# SHORT EXERCISE
Skip every image and restate the data word for word.

# AVAILABLE DATA

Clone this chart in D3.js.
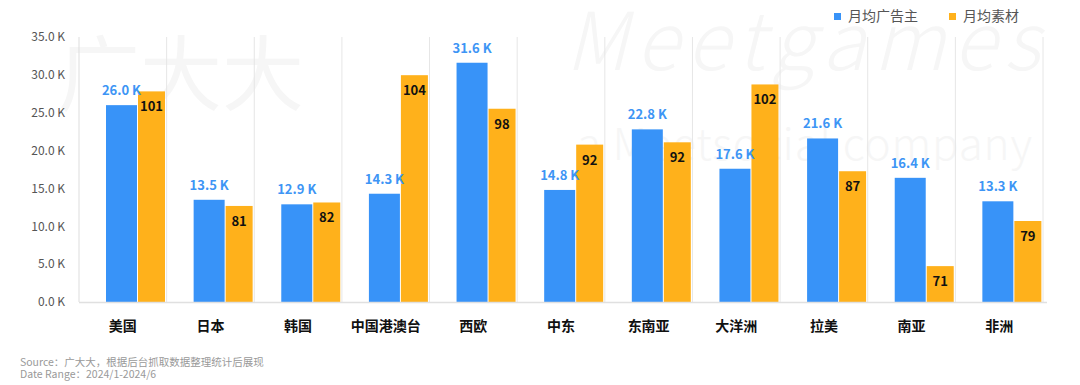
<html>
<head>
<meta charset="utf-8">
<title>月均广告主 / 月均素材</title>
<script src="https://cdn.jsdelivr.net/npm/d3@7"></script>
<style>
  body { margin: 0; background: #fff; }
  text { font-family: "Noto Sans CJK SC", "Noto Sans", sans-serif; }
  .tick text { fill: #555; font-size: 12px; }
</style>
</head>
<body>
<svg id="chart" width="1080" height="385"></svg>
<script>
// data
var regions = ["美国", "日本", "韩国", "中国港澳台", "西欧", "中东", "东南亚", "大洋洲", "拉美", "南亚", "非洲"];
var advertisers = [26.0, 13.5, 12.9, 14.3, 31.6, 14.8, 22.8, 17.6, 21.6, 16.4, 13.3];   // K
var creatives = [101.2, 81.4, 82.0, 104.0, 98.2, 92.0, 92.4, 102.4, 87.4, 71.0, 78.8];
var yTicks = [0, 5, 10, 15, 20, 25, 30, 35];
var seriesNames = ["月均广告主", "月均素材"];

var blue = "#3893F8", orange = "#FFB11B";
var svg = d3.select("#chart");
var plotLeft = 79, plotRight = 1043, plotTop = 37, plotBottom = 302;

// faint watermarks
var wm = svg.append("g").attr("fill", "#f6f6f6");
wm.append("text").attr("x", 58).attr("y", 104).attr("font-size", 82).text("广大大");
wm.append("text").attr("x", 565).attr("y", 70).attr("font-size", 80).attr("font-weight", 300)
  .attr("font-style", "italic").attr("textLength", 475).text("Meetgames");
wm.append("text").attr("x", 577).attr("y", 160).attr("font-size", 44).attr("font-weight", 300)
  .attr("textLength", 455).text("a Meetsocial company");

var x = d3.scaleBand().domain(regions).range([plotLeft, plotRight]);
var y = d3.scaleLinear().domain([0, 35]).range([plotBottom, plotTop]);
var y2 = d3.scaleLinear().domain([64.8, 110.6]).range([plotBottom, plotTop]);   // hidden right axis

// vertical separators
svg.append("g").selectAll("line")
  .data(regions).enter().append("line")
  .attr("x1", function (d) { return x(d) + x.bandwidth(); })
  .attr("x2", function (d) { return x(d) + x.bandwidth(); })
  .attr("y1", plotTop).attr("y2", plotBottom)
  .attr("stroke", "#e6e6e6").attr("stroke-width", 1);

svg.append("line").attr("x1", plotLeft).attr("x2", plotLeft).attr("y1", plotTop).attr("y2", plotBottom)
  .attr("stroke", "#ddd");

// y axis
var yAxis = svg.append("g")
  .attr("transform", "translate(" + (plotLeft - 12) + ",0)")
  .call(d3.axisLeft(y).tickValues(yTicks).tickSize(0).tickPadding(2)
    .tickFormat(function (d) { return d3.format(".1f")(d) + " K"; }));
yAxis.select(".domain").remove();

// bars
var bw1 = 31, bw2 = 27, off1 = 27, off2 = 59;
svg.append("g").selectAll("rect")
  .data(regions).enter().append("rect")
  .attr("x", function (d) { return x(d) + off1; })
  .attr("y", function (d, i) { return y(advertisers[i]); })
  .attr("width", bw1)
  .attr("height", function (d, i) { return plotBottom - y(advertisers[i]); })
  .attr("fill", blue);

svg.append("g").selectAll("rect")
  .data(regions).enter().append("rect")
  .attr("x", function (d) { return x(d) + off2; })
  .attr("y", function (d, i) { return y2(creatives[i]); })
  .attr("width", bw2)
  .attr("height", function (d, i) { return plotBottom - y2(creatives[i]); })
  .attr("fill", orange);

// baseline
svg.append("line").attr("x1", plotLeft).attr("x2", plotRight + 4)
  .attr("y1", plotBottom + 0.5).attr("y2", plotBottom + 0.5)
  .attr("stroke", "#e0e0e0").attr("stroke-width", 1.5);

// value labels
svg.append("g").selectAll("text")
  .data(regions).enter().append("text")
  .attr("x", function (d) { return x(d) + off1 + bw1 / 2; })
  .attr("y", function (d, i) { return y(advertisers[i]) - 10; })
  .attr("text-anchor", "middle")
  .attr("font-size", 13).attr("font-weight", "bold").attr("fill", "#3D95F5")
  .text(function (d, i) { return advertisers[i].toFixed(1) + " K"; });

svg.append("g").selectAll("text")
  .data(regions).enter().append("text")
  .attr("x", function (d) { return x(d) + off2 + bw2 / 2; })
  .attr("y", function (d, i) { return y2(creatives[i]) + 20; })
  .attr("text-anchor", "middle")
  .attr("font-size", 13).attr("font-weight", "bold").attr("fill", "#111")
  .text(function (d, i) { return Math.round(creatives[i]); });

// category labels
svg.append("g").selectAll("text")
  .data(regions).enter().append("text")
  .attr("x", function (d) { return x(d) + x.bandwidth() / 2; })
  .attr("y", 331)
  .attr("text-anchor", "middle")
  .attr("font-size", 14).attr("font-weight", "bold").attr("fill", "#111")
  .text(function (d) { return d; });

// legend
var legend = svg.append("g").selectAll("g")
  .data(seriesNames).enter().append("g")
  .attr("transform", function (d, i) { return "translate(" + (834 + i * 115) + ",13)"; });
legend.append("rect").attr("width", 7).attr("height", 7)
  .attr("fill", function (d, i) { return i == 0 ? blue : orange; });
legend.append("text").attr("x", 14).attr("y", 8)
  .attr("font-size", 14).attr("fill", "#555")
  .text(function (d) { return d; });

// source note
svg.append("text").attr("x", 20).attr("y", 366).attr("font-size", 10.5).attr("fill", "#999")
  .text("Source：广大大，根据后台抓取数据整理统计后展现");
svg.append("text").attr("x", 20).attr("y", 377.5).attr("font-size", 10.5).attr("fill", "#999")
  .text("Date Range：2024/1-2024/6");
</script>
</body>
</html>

# TASK ANSWER
Clone this chart in D3.js.
<html>
<head>
<meta charset="utf-8">
<title>月均广告主 / 月均素材</title>
<script src="https://cdn.jsdelivr.net/npm/d3@7"></script>
<style>
  body { margin: 0; background: #fff; }
  text { font-family: "Noto Sans CJK SC", "Noto Sans", sans-serif; }
  .tick text { fill: #555; font-size: 12px; }
</style>
</head>
<body>
<svg id="chart" width="1080" height="385"></svg>
<script>
// data
var regions = ["美国", "日本", "韩国", "中国港澳台", "西欧", "中东", "东南亚", "大洋洲", "拉美", "南亚", "非洲"];
var advertisers = [26.0, 13.5, 12.9, 14.3, 31.6, 14.8, 22.8, 17.6, 21.6, 16.4, 13.3];   // K
var creatives = [101.2, 81.4, 82.0, 104.0, 98.2, 92.0, 92.4, 102.4, 87.4, 71.0, 78.8];
var yTicks = [0, 5, 10, 15, 20, 25, 30, 35];
var seriesNames = ["月均广告主", "月均素材"];

var blue = "#3893F8", orange = "#FFB11B";
var svg = d3.select("#chart");
var plotLeft = 79, plotRight = 1043, plotTop = 37, plotBottom = 302;

// faint watermarks
var wm = svg.append("g").attr("fill", "#f6f6f6");
wm.append("text").attr("x", 58).attr("y", 104).attr("font-size", 82).text("广大大");
wm.append("text").attr("x", 565).attr("y", 70).attr("font-size", 80).attr("font-weight", 300)
  .attr("font-style", "italic").attr("textLength", 475).text("Meetgames");
wm.append("text").attr("x", 577).attr("y", 160).attr("font-size", 44).attr("font-weight", 300)
  .attr("textLength", 455).text("a Meetsocial company");

var x = d3.scaleBand().domain(regions).range([plotLeft, plotRight]);
var y = d3.scaleLinear().domain([0, 35]).range([plotBottom, plotTop]);
var y2 = d3.scaleLinear().domain([64.8, 110.6]).range([plotBottom, plotTop]);   // hidden right axis

// vertical separators
svg.append("g").selectAll("line")
  .data(regions).enter().append("line")
  .attr("x1", function (d) { return x(d) + x.bandwidth(); })
  .attr("x2", function (d) { return x(d) + x.bandwidth(); })
  .attr("y1", plotTop).attr("y2", plotBottom)
  .attr("stroke", "#e6e6e6").attr("stroke-width", 1);

svg.append("line").attr("x1", plotLeft).attr("x2", plotLeft).attr("y1", plotTop).attr("y2", plotBottom)
  .attr("stroke", "#ddd");

// y axis
var yAxis = svg.append("g")
  .attr("transform", "translate(" + (plotLeft - 12) + ",0)")
  .call(d3.axisLeft(y).tickValues(yTicks).tickSize(0).tickPadding(2)
    .tickFormat(function (d) { return d3.format(".1f")(d) + " K"; }));
yAxis.select(".domain").remove();

// bars
var bw1 = 31, bw2 = 27, off1 = 27, off2 = 59;
svg.append("g").selectAll("rect")
  .data(regions).enter().append("rect")
  .attr("x", function (d) { return x(d) + off1; })
  .attr("y", function (d, i) { return y(advertisers[i]); })
  .attr("width", bw1)
  .attr("height", function (d, i) { return plotBottom - y(advertisers[i]); })
  .attr("fill", blue);

svg.append("g").selectAll("rect")
  .data(regions).enter().append("rect")
  .attr("x", function (d) { return x(d) + off2; })
  .attr("y", function (d, i) { return y2(creatives[i]); })
  .attr("width", bw2)
  .attr("height", function (d, i) { return plotBottom - y2(creatives[i]); })
  .attr("fill", orange);

// baseline
svg.append("line").attr("x1", plotLeft).attr("x2", plotRight + 4)
  .attr("y1", plotBottom + 0.5).attr("y2", plotBottom + 0.5)
  .attr("stroke", "#e0e0e0").attr("stroke-width", 1.5);

// value labels
svg.append("g").selectAll("text")
  .data(regions).enter().append("text")
  .attr("x", function (d) { return x(d) + off1 + bw1 / 2; })
  .attr("y", function (d, i) { return y(advertisers[i]) - 10; })
  .attr("text-anchor", "middle")
  .attr("font-size", 13).attr("font-weight", "bold").attr("fill", "#3D95F5")
  .text(function (d, i) { return advertisers[i].toFixed(1) + " K"; });

svg.append("g").selectAll("text")
  .data(regions).enter().append("text")
  .attr("x", function (d) { return x(d) + off2 + bw2 / 2; })
  .attr("y", function (d, i) { return y2(creatives[i]) + 20; })
  .attr("text-anchor", "middle")
  .attr("font-size", 13).attr("font-weight", "bold").attr("fill", "#111")
  .text(function (d, i) { return Math.round(creatives[i]); });

// category labels
svg.append("g").selectAll("text")
  .data(regions).enter().append("text")
  .attr("x", function (d) { return x(d) + x.bandwidth() / 2; })
  .attr("y", 331)
  .attr("text-anchor", "middle")
  .attr("font-size", 14).attr("font-weight", "bold").attr("fill", "#111")
  .text(function (d) { return d; });

// legend
var legend = svg.append("g").selectAll("g")
  .data(seriesNames).enter().append("g")
  .attr("transform", function (d, i) { return "translate(" + (834 + i * 115) + ",13)"; });
legend.append("rect").attr("width", 7).attr("height", 7)
  .attr("fill", function (d, i) { return i == 0 ? blue : orange; });
legend.append("text").attr("x", 14).attr("y", 8)
  .attr("font-size", 14).attr("fill", "#555")
  .text(function (d) { return d; });

// source note
svg.append("text").attr("x", 20).attr("y", 366).attr("font-size", 10.5).attr("fill", "#999")
  .text("Source：广大大，根据后台抓取数据整理统计后展现");
svg.append("text").attr("x", 20).attr("y", 377.5).attr("font-size", 10.5).attr("fill", "#999")
  .text("Date Range：2024/1-2024/6");
</script>
</body>
</html>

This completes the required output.